··· Data section ···
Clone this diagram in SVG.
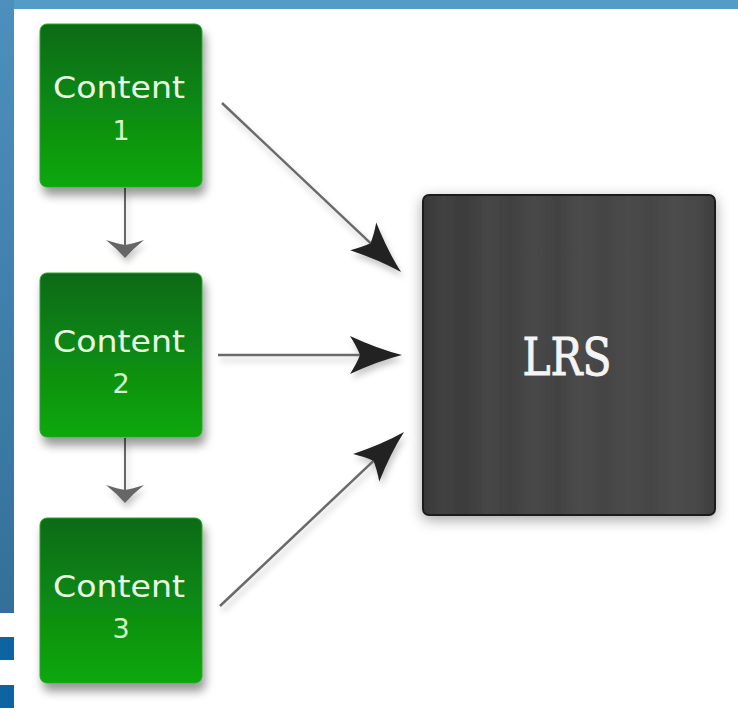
<svg xmlns="http://www.w3.org/2000/svg" width="738" height="714" viewBox="0 0 738 714">
  <defs>
    <linearGradient id="gGreen" x1="0" y1="0" x2="0" y2="1">
      <stop offset="0" stop-color="#0a6a19"/>
      <stop offset="1" stop-color="#09a80c"/>
    </linearGradient>
    <linearGradient id="gSide" x1="0" y1="0" x2="0" y2="1">
      <stop offset="0" stop-color="#4d90bd"/>
      <stop offset="1" stop-color="#346f99"/>
    </linearGradient>
    <linearGradient id="gDark" x1="0" y1="0" x2="1" y2="0">
      <stop offset="0" stop-color="#383838"/>
      <stop offset="0.07" stop-color="#424242"/>
      <stop offset="0.14" stop-color="#3c3c3c"/>
      <stop offset="0.22" stop-color="#464646"/>
      <stop offset="0.3" stop-color="#414141"/>
      <stop offset="0.38" stop-color="#484848"/>
      <stop offset="0.46" stop-color="#424242"/>
      <stop offset="0.54" stop-color="#4b4b4b"/>
      <stop offset="0.62" stop-color="#444444"/>
      <stop offset="0.7" stop-color="#4b4b4b"/>
      <stop offset="0.78" stop-color="#454545"/>
      <stop offset="0.86" stop-color="#4d4d4d"/>
      <stop offset="0.94" stop-color="#474747"/>
      <stop offset="1" stop-color="#3e3e3e"/>
    </linearGradient>
    <filter id="boxShadow" x="-20%" y="-20%" width="150%" height="150%">
      <feDropShadow dx="3" dy="8" stdDeviation="5" flood-color="#000" flood-opacity="0.4"/>
    </filter>
    <filter id="glow" x="-20%" y="-20%" width="140%" height="140%">
      <feDropShadow dx="0" dy="4" stdDeviation="7" flood-color="#000" flood-opacity="0.35"/>
    </filter>
    <filter id="lineShadow" x="-30%" y="-30%" width="160%" height="160%">
      <feDropShadow dx="2" dy="5" stdDeviation="3" flood-color="#000" flood-opacity="0.22"/>
    </filter>
    <marker id="headBig" markerUnits="userSpaceOnUse" orient="auto" refX="0" refY="0" markerWidth="80" markerHeight="60" overflow="visible">
      <path d="M42,0 Q18,-6 -10,-19 Q-3,-8 0,0 Q-3,8 -10,19 Q18,6 42,0 Z" fill="#222"/>
    </marker>
    <marker id="headSmall" markerUnits="userSpaceOnUse" orient="auto" refX="0" refY="0" markerWidth="40" markerHeight="50" overflow="visible">
      <path d="M13,0 Q3,-9 -5,-19 Q-1,-7 0,0 Q-1,7 -5,19 Q3,9 13,0 Z" fill="#666"/>
    </marker>
    <style>
      .green { fill: url(#gGreen); stroke: #2aa62a; stroke-width: 1; }
      .ctext { font-family: "DejaVu Sans", "Noto Sans", sans-serif; fill: #eafde4; text-anchor: middle; }
      .label { font-size: 31px; }
      .num { font-size: 27px; fill: #d2f7c8; }
      .diag { stroke: #6a6a6a; stroke-width: 2.5; fill: none; marker-end: url(#headBig); }
      .vert { stroke: #666; stroke-width: 2; fill: none; marker-end: url(#headSmall); }
    </style>
  </defs>

  <rect x="0" y="0" width="738" height="714" fill="#ffffff"/>
  <g id="frame">
    <rect x="0" y="0" width="738" height="9" fill="#539cc6"/>
    <rect x="0" y="0" width="14" height="613" fill="url(#gSide)"/>
    <rect x="0" y="637" width="14" height="23" fill="#0e64a0"/>
    <rect x="0" y="685" width="14" height="23" fill="#0e64a0"/>
  </g>

  <g id="connectors" filter="url(#lineShadow)">
    <line class="vert" x1="125" y1="188" x2="125" y2="245"/>
    <line class="vert" x1="125" y1="438" x2="125" y2="490"/>
    <line class="diag" x1="222" y1="103" x2="370.5" y2="243.2"/>
    <line class="diag" x1="218" y1="355" x2="360" y2="355"/>
    <line class="diag" x1="220" y1="606" x2="373.5" y2="460.9"/>
  </g>

  <g id="content1">
    <rect class="green" x="40" y="24" width="162" height="163" rx="7" filter="url(#boxShadow)"/>
    <text class="ctext label" x="119" y="98" textLength="132" lengthAdjust="spacingAndGlyphs">Content</text>
    <text class="ctext num" x="121" y="140">1</text>
  </g>

  <g id="content2">
    <rect class="green" x="40" y="273" width="162" height="164" rx="7" filter="url(#boxShadow)"/>
    <text class="ctext label" x="119" y="352" textLength="132" lengthAdjust="spacingAndGlyphs">Content</text>
    <text class="ctext num" x="121" y="393">2</text>
  </g>

  <g id="content3">
    <rect class="green" x="40" y="518" width="162" height="165" rx="7" filter="url(#boxShadow)"/>
    <text class="ctext label" x="119" y="597" textLength="132" lengthAdjust="spacingAndGlyphs">Content</text>
    <text class="ctext num" x="121" y="638">3</text>
  </g>

  <g id="lrs">
    <rect x="423" y="195" width="292" height="320" rx="6" fill="url(#gDark)" stroke="#1e1e1e" stroke-width="2" filter="url(#glow)"/>
    <text x="567" y="375" font-family="DejaVu Serif, 'Liberation Serif', serif" font-size="52" fill="#f4f4f4" stroke="#f4f4f4" stroke-width="1" text-anchor="middle" textLength="89" lengthAdjust="spacingAndGlyphs">LRS</text>
  </g>
</svg>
···
» Do this
Give back every line exactly as it stands, pictures excluded.

» Result of this exercise
Clone this diagram in SVG.
<svg xmlns="http://www.w3.org/2000/svg" width="738" height="714" viewBox="0 0 738 714">
  <defs>
    <linearGradient id="gGreen" x1="0" y1="0" x2="0" y2="1">
      <stop offset="0" stop-color="#0a6a19"/>
      <stop offset="1" stop-color="#09a80c"/>
    </linearGradient>
    <linearGradient id="gSide" x1="0" y1="0" x2="0" y2="1">
      <stop offset="0" stop-color="#4d90bd"/>
      <stop offset="1" stop-color="#346f99"/>
    </linearGradient>
    <linearGradient id="gDark" x1="0" y1="0" x2="1" y2="0">
      <stop offset="0" stop-color="#383838"/>
      <stop offset="0.07" stop-color="#424242"/>
      <stop offset="0.14" stop-color="#3c3c3c"/>
      <stop offset="0.22" stop-color="#464646"/>
      <stop offset="0.3" stop-color="#414141"/>
      <stop offset="0.38" stop-color="#484848"/>
      <stop offset="0.46" stop-color="#424242"/>
      <stop offset="0.54" stop-color="#4b4b4b"/>
      <stop offset="0.62" stop-color="#444444"/>
      <stop offset="0.7" stop-color="#4b4b4b"/>
      <stop offset="0.78" stop-color="#454545"/>
      <stop offset="0.86" stop-color="#4d4d4d"/>
      <stop offset="0.94" stop-color="#474747"/>
      <stop offset="1" stop-color="#3e3e3e"/>
    </linearGradient>
    <filter id="boxShadow" x="-20%" y="-20%" width="150%" height="150%">
      <feDropShadow dx="3" dy="8" stdDeviation="5" flood-color="#000" flood-opacity="0.4"/>
    </filter>
    <filter id="glow" x="-20%" y="-20%" width="140%" height="140%">
      <feDropShadow dx="0" dy="4" stdDeviation="7" flood-color="#000" flood-opacity="0.35"/>
    </filter>
    <filter id="lineShadow" x="-30%" y="-30%" width="160%" height="160%">
      <feDropShadow dx="2" dy="5" stdDeviation="3" flood-color="#000" flood-opacity="0.22"/>
    </filter>
    <marker id="headBig" markerUnits="userSpaceOnUse" orient="auto" refX="0" refY="0" markerWidth="80" markerHeight="60" overflow="visible">
      <path d="M42,0 Q18,-6 -10,-19 Q-3,-8 0,0 Q-3,8 -10,19 Q18,6 42,0 Z" fill="#222"/>
    </marker>
    <marker id="headSmall" markerUnits="userSpaceOnUse" orient="auto" refX="0" refY="0" markerWidth="40" markerHeight="50" overflow="visible">
      <path d="M13,0 Q3,-9 -5,-19 Q-1,-7 0,0 Q-1,7 -5,19 Q3,9 13,0 Z" fill="#666"/>
    </marker>
    <style>
      .green { fill: url(#gGreen); stroke: #2aa62a; stroke-width: 1; }
      .ctext { font-family: "DejaVu Sans", "Noto Sans", sans-serif; fill: #eafde4; text-anchor: middle; }
      .label { font-size: 31px; }
      .num { font-size: 27px; fill: #d2f7c8; }
      .diag { stroke: #6a6a6a; stroke-width: 2.5; fill: none; marker-end: url(#headBig); }
      .vert { stroke: #666; stroke-width: 2; fill: none; marker-end: url(#headSmall); }
    </style>
  </defs>

  <rect x="0" y="0" width="738" height="714" fill="#ffffff"/>
  <g id="frame">
    <rect x="0" y="0" width="738" height="9" fill="#539cc6"/>
    <rect x="0" y="0" width="14" height="613" fill="url(#gSide)"/>
    <rect x="0" y="637" width="14" height="23" fill="#0e64a0"/>
    <rect x="0" y="685" width="14" height="23" fill="#0e64a0"/>
  </g>

  <g id="connectors" filter="url(#lineShadow)">
    <line class="vert" x1="125" y1="188" x2="125" y2="245"/>
    <line class="vert" x1="125" y1="438" x2="125" y2="490"/>
    <line class="diag" x1="222" y1="103" x2="370.5" y2="243.2"/>
    <line class="diag" x1="218" y1="355" x2="360" y2="355"/>
    <line class="diag" x1="220" y1="606" x2="373.5" y2="460.9"/>
  </g>

  <g id="content1">
    <rect class="green" x="40" y="24" width="162" height="163" rx="7" filter="url(#boxShadow)"/>
    <text class="ctext label" x="119" y="98" textLength="132" lengthAdjust="spacingAndGlyphs">Content</text>
    <text class="ctext num" x="121" y="140">1</text>
  </g>

  <g id="content2">
    <rect class="green" x="40" y="273" width="162" height="164" rx="7" filter="url(#boxShadow)"/>
    <text class="ctext label" x="119" y="352" textLength="132" lengthAdjust="spacingAndGlyphs">Content</text>
    <text class="ctext num" x="121" y="393">2</text>
  </g>

  <g id="content3">
    <rect class="green" x="40" y="518" width="162" height="165" rx="7" filter="url(#boxShadow)"/>
    <text class="ctext label" x="119" y="597" textLength="132" lengthAdjust="spacingAndGlyphs">Content</text>
    <text class="ctext num" x="121" y="638">3</text>
  </g>

  <g id="lrs">
    <rect x="423" y="195" width="292" height="320" rx="6" fill="url(#gDark)" stroke="#1e1e1e" stroke-width="2" filter="url(#glow)"/>
    <text x="567" y="375" font-family="DejaVu Serif, 'Liberation Serif', serif" font-size="52" fill="#f4f4f4" stroke="#f4f4f4" stroke-width="1" text-anchor="middle" textLength="89" lengthAdjust="spacingAndGlyphs">LRS</text>
  </g>
</svg>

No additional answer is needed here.